With the upgrading of production technology and design aesthetic of textile products, the development and application of double-sided digital printing technology have been gradually proposed in recent years. The production of double-sided heterochromatic digital printing requires high accuracy for color management, as in the production process, different input devices, display devices, and output devices each have varying color processing capabilities and color performance characteristics, which leads to the transfer of color between different devices and not being accurately reproduced. However, there is little research involved in the color formation laws in the design and production of double-sided heterochromatic digital printing. The purpose of this paper is to explore the prediction model of color presentation in double-sided heterochromatic digital printing. Due to the influence of the fabric thickness, the gap between the textile structure, and the infiltration rate of the printing pigments, the color of each side in double-sided, heterochromatic printing results often differs from the designed color. In this paper, taking chiffon fabric, which is one of the thinnest and has the strongest permeability in silk fabric, as an example fabric base, 24 colors from six hue angles and four chromas were selected as experimental colors.
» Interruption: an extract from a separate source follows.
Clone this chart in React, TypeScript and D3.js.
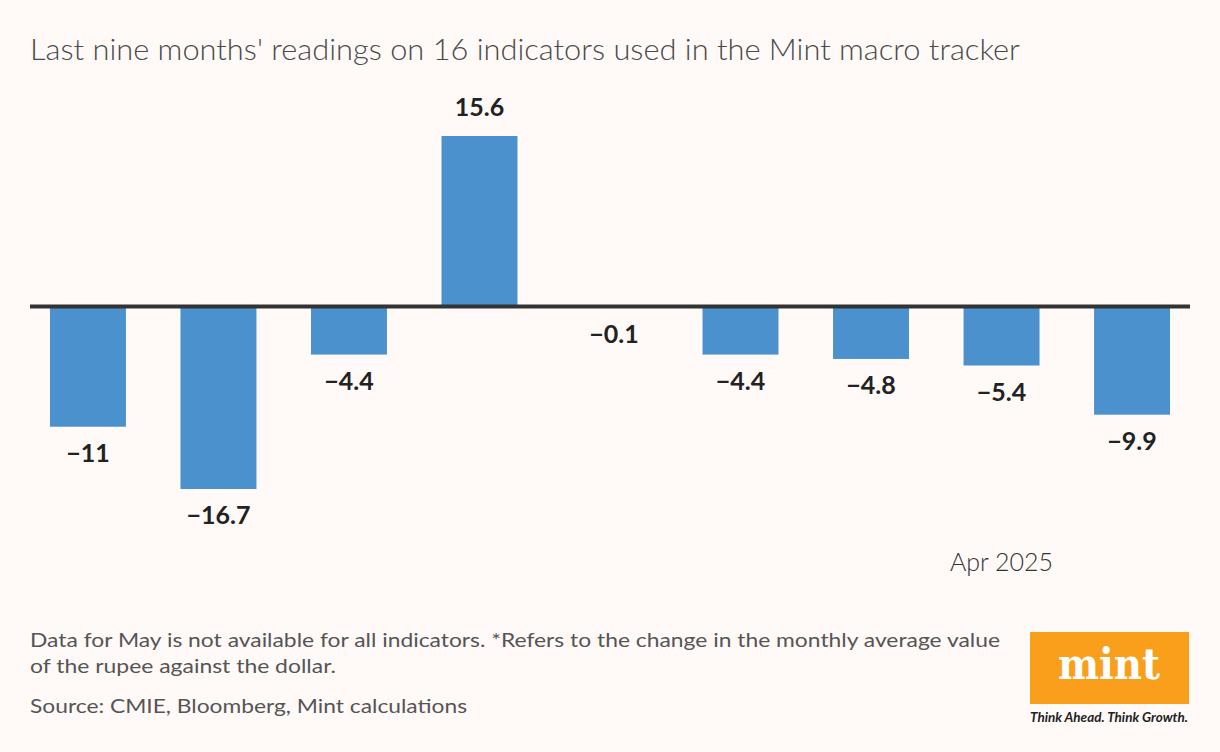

According to the color gamut of the digital printing machine, 15 out of 24 colors were selected as experimental colors. These 15 colors were printed on two sides in pairs to generate 225 color pairs as double-sided experimental samples. For these experimental samples, this paper conducts experiments from both subjective and objective aspects through the combination of subjective evaluation of psychophysics experiments and objective instrument measurement. Through the analysis of experimental data, the color difference prediction under the subjective model (R2 = 0.74) and objective model (R2 = 0.85) are given, respectively. The dominant color prediction model (R2 = 0.75) during double-sided heterochromatic digital printing has also been built. The combination of the three models can predict the color regularity of double-sided heterochromatic digital printing on silk, which may have a certain significance for the design and development of silk double-sided heterochromatic digital printing products.